A winged figure with three horns tucked into the background of Donald Trump‘s AI-generated “Jesus” image has sent conspiracy theorists and biblical scholars into a frenzy online. The image, posted on Truth Social, showed Trump dressed in white robes and a red sash, placing his hands on a sick man while golden light radiated from his body. What most people missed at first glance set off a firestorm of end-times predictions.
Per UNILAD, five figures stand in the clouds behind the main scene. Four appear to be soldiers, but the one in the middle drew immediate attention: it is winged, appears to have no head, and has three spiky horns jutting from its form. Fact-checkers at Snopes noted it may simply be an AI hallucination, the kind of nonsensical visual glitch that AI image generators often produce. The White House did not respond when asked what the figure was supposed to represent.
That explanation did little to stop the speculation. Online, users quickly connected the three-horned figure to a prophecy in Daniel 7, a 2nd century BC passage from the Old Testament. “Three horns subdued in Revelation. That’s what WW3 is about, subduing or destroying three kingdoms, it seems,” one X user wrote. Others were more direct: “The reference to the antichrist was intentional,” claimed another user online.
The image and the backlash
The broader scene in the post leaned heavily on Christian and American nationalist imagery. Time magazine noted it was not the first time Trump had courted controversy with AI-generated content, pointing to past posts that depicted him dressed as the Pope and wearing a crown mocking anti-monarchy protesters. This time, however, the blowback came from his own base.
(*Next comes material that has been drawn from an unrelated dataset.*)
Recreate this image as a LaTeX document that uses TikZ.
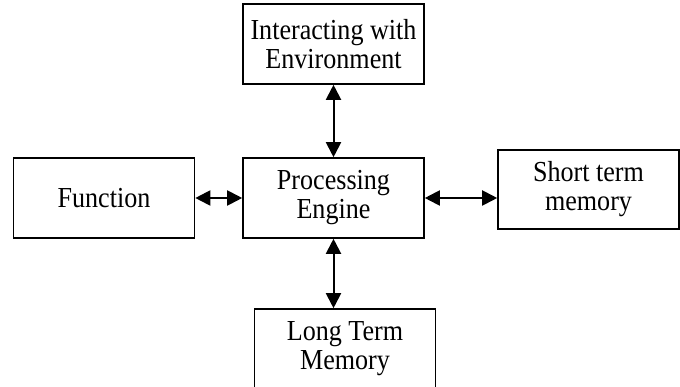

Former Rep. Marjorie Taylor Greene, whose alliance with Trump fractured last year, called it more than blasphemy. “It’s an Antichrist spirit,” she said in a statement circulated widely online. Conservative activist Riley Gaines said “a little humility” would serve Trump better. Ohio Rep. Warren Davidson called the post “very troubling.” Even Trump’s previous AI Jesus post attracted criticism from Christians across the political spectrum before it was taken down on April 13.
Trump’s response
When reporters pressed Trump outside the White House after the deletion, he pushed back on the religious interpretation entirely. “I viewed that as a picture of me being a doctor,” he said. “You know, as a little fun, playing the doctor and making people better. So that’s what it was viewed as. That’s what most people thought.” In a separate interview with CBS News, he said he pulled the post because he “didn’t want to have anybody be confused,” adding: “People were confused.”
Vice President J.D. Vance offered his own spin. “I think the President was posting a joke,” Vance said Monday, per Time. “Of course, he took it down because he recognized a lot of people weren’t understanding his humor in that case.”
The Pope and fresh fuel for the fire
The controversy did not end when the original post came down. On April 15, Trump shared another AI image on Truth Social, this one showing Jesus hugging him, with the caption: “The Radical Left Lunatics might not like this, but I think it is quite nice!!!” The original deleted post also arrived in the middle of Trump’s public dispute with Pope Leo XIV, who had called on his followers to reject “the idolatry of self and money” in response to the Trump administration’s actions in the Middle East. Trump called the American-born pontiff “weak on crime” in response.
As Keir Starmer has pushed back on Trump’s pressure over Iran, the online noise around the Jesus posts underscores just how combustible the intersection of Trump, religion, and AI imagery has become heading further into 2026.